Dat Julidans een sterke editie beleeft werd eigenlijk al duidelijk met de gedurfde en heerlijke openingsavond. Die voorstelling nodigde uit na te denken over wat dans is. Making Dances – Dancing Replies laat je over de zelfde vraag nadenken, maar op een heel andere manier.
Dance On Ensemble, het Berlijnse gezelschap met dansers boven de 40 jaar, bracht werken van 3 iconische dansvernieuwers met antwoorden van hedendaagse kunstenaars. Wat is de zeggingskracht van een stuk uit 1937? Of iets dat voor het laatst is opgevoerd in 1979? Het werd geen nostalgische avond, daarvoor zijn de stukken van Martha Graham, Merce Cunningham en Lucinda Childs te ongenaakbaar. Wel was het een hernieuwde kennismaking met deze 3 groten uit de dansgeschiedenis. En met antwoorden van hedendaagse kunstenaars.

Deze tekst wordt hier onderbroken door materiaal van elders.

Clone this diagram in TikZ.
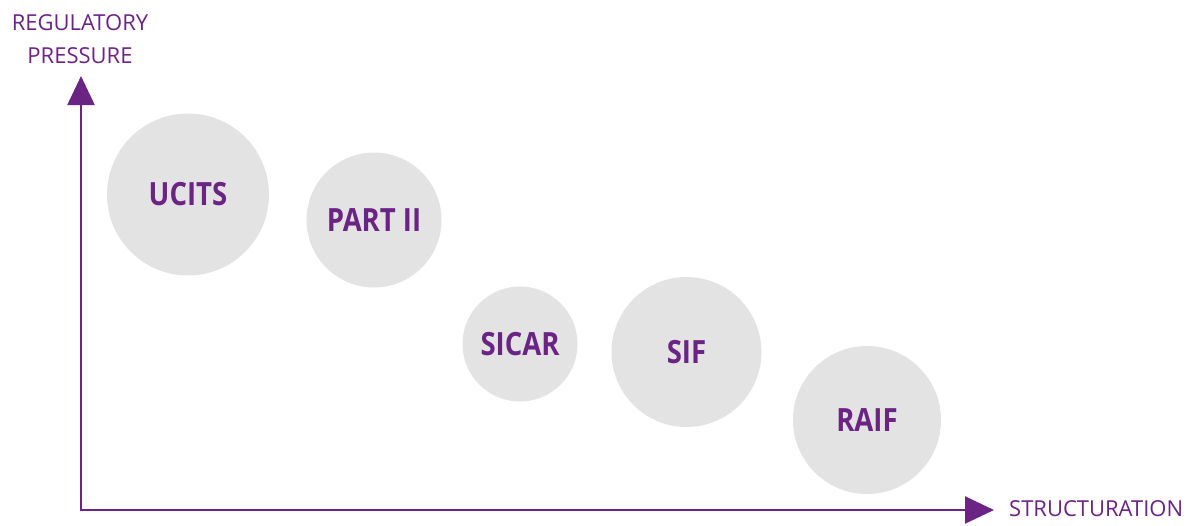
\documentclass[tikz,border=0pt]{standalone}
\usepackage{fontspec}
\setmainfont{Open Sans}
\newfontfamily\bubfont{Open Sans}[FakeStretch=0.86]
\usetikzlibrary{arrows.meta}
\definecolor{axpurple}{HTML}{6B2384}
\definecolor{bubgrey}{HTML}{E3E3E3}
\tikzset{
  bubble/.style={circle, fill=bubgrey, draw=none, inner sep=0pt, text=axpurple,
    font=\bubfont\fontsize{32}{32}\selectfont\bfseries},
  axis/.style={draw=axpurple, line width=2.2pt, -{Triangle[length=29pt,width=27pt]}},
  axlabel/.style={text=axpurple, inner sep=0pt, font=\fontsize{22}{33}\selectfont}
}
\begin{document}
\begin{tikzpicture}[x=1pt,y=-1pt]
\useasboundingbox (0,0) rectangle (1190,525);
\coordinate (origin) at (81,510);
\coordinate (ytip) at (81,76);
\coordinate (xtip) at (994,510);
\node[bubble, minimum size=162pt] (ucits) at (188,194.5) {UCITS};
\node[bubble, minimum size=135pt] (part) at (374,220) {PART II};
\node[bubble, minimum size=115pt] (sicar) at (520,344) {SICAR};
\node[bubble, minimum size=150pt] (sif) at (686.5,352) {SIF};
\node[bubble, minimum size=148pt] (raif) at (867,420) {RAIF};
\draw[axis] (origin.center) -- (ytip);
\draw[axis, line cap=rect] (origin.center) -- (xtip);
\node[axlabel, align=center, anchor=south] (ylab) at (80,64) {REGULATORY\\PRESSURE};
\node[axlabel, anchor=west] (xlab) at (1009,509) {STRUCTURATION};
\end{tikzpicture}
\end{document}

Miki Orihara opende met Martha Grahams Deep Song, een kort stuk in de kenmerkende danstaal van Graham, revolutionair in haar tijd. Gemaakt in 1937 wilde Deep Song een reactie zijn op de Spaanse burgeroorlog. De bewegingen zijn niet sierlijk of decoratief, ze drukken de intense emoties van een oorlog uit in hoekige en bijna verkrampte vormen die vanuit het bekken lijken te komen. Orihara heeft 30 jaar bij de Martha Graham Company gedanst als solo danseres en kent het werk door en door. Het is prachtig om te zien hoe zij iedere beweging met precisie uitvoert, alsof de dans ingesleten is in haar lichaam. En toch voelt het fris en relevant.
Ay!
Een neon installatie van Tim Etchells gaf het antwoord op Grahams choreografie. De zinnen van Garcia Lorca’s gedicht Ay! waarop Deep Song is gebaseerd, knipperden aan en uit. Everything in the world is broken. Nothing but silence remains.
In de week waarin een journalist overlijdt aan schotwonden in het hoofd, klimaatverandering voor tientallen doden en vermisten zorgt en duizenden mensen besmet zijn, komen deze zinnen aan. Voor mij zijn ze het antwoord waarom ik naar kunst kijk. We zijn nog steeds in staat tot schoonheid. Alles is kapot, maar niet verloren.
Resilience
Die veerkracht komt ook terug in de andere werken. Het prachtige Story van Merce Cunningham, de 3 werken van Lucinda Childs die sinds de jaren ’70 niet meer opgevoerd zijn. Maar vooral in de dansers zelf. Lang voorbij het punt dat ze nog competitief hoeven zijn of zichzelf hoeven bewijzen, spat het plezier van het podium. Zeker bij de 3 stukken zonder muziek van Childs werkt dat aanstekelijk. Met een enorme vanzelfsprekendheid worden de 3 stukken uitgevoerd, waarbij de dansers het ritme maken. De neerkomende gympjes vormen de percussieve score, meer is niet nodig.
Feilloos op elkaar afgestemd en eindeloos tellend, stralen de dansers een levenslust uit. Maar ook ervaring: de minimalistische choreografie staat of valt bij een precieze uitvoering. Deze 6 dansers hebben die ervaring en de kennis van de dansgeschiedenis om zichzelf in dienst te stellen van de dans. Geen ego’s, maar een ensemble dat juist omdat de dansers zichzelf niet meer hoeven bewijzen, als collectief kracht, kwetsbaarheid, schoonheid en veerkracht uitstralen.
Marmermijn
In het antwoord van kunstenaars Ginavra Panzetti en Enrico Ticconi staat het architectonische van Childs centraal, het bewegen van lichamen in de ruimte. de lijven maken bewegingen en vormen, ze gebruiken de ruimte en de ruimte vormt zich om hen. De handen van de dansers zijn bepoederd met kalk, zodat iedere beweging gemarkeerd wordt door rond stuivend wit poeder. Marmo is gebaseerd op een marmermijn, zowel als collectief gebeuren -er zit genoeg machtsstrijd en geweld in het stuk- als in het vormgeven van de ruimte door mensen. De dansers wuiven elkaar door de ruimte als verkeersleiders, worstelen elkaar tegen de grond, vormen figuren. De score maakt het voelbaar, industriële geluiden vervormen langzaam van het geluid van kiezels tot een donkere, stuwende soundscape. Interessant om te zien wat een jonge generatie makers haalt uit het werk van een iconische dansvernieuwer.